◆ **Stated task**: Reproduce the lines of the material exactly, excluding every image.

◆ **Data block**:

——————————

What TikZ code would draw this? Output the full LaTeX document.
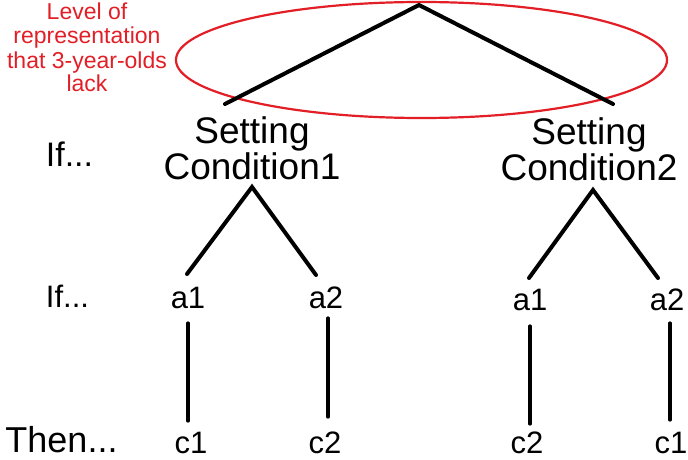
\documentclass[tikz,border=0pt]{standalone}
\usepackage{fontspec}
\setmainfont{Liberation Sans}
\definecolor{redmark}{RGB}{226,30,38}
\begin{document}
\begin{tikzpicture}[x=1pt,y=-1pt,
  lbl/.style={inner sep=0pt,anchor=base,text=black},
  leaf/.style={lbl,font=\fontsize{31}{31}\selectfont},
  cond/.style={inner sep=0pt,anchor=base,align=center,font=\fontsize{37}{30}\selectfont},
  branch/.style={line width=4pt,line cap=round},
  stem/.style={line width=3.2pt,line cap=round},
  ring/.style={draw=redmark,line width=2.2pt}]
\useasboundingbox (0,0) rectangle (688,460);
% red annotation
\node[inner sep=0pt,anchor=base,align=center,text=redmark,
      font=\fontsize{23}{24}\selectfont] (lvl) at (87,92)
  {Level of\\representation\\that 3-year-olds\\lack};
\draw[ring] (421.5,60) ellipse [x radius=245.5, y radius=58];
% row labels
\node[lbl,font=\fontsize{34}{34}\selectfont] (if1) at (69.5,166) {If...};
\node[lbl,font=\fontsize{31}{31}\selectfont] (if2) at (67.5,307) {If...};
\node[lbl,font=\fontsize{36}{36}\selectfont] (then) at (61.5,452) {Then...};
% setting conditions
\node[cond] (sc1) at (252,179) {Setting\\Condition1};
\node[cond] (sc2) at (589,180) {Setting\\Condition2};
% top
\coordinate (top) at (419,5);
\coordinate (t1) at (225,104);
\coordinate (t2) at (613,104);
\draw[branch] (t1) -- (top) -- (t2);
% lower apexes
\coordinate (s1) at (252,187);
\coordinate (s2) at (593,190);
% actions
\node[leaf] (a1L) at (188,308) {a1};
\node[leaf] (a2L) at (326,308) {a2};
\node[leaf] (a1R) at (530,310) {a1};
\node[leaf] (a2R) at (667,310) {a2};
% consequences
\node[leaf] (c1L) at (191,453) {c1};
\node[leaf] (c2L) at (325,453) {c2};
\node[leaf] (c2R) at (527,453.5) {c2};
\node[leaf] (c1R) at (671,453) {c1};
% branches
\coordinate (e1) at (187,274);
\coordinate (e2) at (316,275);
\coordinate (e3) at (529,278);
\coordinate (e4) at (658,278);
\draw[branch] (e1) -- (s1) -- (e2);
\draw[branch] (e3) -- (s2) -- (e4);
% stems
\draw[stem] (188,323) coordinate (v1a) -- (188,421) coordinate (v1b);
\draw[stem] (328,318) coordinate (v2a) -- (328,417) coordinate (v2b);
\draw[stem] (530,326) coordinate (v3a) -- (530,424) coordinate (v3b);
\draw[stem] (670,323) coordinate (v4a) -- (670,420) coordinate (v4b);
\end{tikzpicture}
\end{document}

——————————

◆ **Right answer**:
What TikZ code would draw this? Output the full LaTeX document.
\documentclass[tikz,border=0pt]{standalone}
\usepackage{fontspec}
\setmainfont{Liberation Sans}
\definecolor{redmark}{RGB}{226,30,38}
\begin{document}
\begin{tikzpicture}[x=1pt,y=-1pt,
  lbl/.style={inner sep=0pt,anchor=base,text=black},
  leaf/.style={lbl,font=\fontsize{31}{31}\selectfont},
  cond/.style={inner sep=0pt,anchor=base,align=center,font=\fontsize{37}{30}\selectfont},
  branch/.style={line width=4pt,line cap=round},
  stem/.style={line width=3.2pt,line cap=round},
  ring/.style={draw=redmark,line width=2.2pt}]
\useasboundingbox (0,0) rectangle (688,460);
% red annotation
\node[inner sep=0pt,anchor=base,align=center,text=redmark,
      font=\fontsize{23}{24}\selectfont] (lvl) at (87,92)
  {Level of\\representation\\that 3-year-olds\\lack};
\draw[ring] (421.5,60) ellipse [x radius=245.5, y radius=58];
% row labels
\node[lbl,font=\fontsize{34}{34}\selectfont] (if1) at (69.5,166) {If...};
\node[lbl,font=\fontsize{31}{31}\selectfont] (if2) at (67.5,307) {If...};
\node[lbl,font=\fontsize{36}{36}\selectfont] (then) at (61.5,452) {Then...};
% setting conditions
\node[cond] (sc1) at (252,179) {Setting\\Condition1};
\node[cond] (sc2) at (589,180) {Setting\\Condition2};
% top
\coordinate (top) at (419,5);
\coordinate (t1) at (225,104);
\coordinate (t2) at (613,104);
\draw[branch] (t1) -- (top) -- (t2);
% lower apexes
\coordinate (s1) at (252,187);
\coordinate (s2) at (593,190);
% actions
\node[leaf] (a1L) at (188,308) {a1};
\node[leaf] (a2L) at (326,308) {a2};
\node[leaf] (a1R) at (530,310) {a1};
\node[leaf] (a2R) at (667,310) {a2};
% consequences
\node[leaf] (c1L) at (191,453) {c1};
\node[leaf] (c2L) at (325,453) {c2};
\node[leaf] (c2R) at (527,453.5) {c2};
\node[leaf] (c1R) at (671,453) {c1};
% branches
\coordinate (e1) at (187,274);
\coordinate (e2) at (316,275);
\coordinate (e3) at (529,278);
\coordinate (e4) at (658,278);
\draw[branch] (e1) -- (s1) -- (e2);
\draw[branch] (e3) -- (s2) -- (e4);
% stems
\draw[stem] (188,323) coordinate (v1a) -- (188,421) coordinate (v1b);
\draw[stem] (328,318) coordinate (v2a) -- (328,417) coordinate (v2b);
\draw[stem] (530,326) coordinate (v3a) -- (530,424) coordinate (v3b);
\draw[stem] (670,323) coordinate (v4a) -- (670,420) coordinate (v4b);
\end{tikzpicture}
\end{document}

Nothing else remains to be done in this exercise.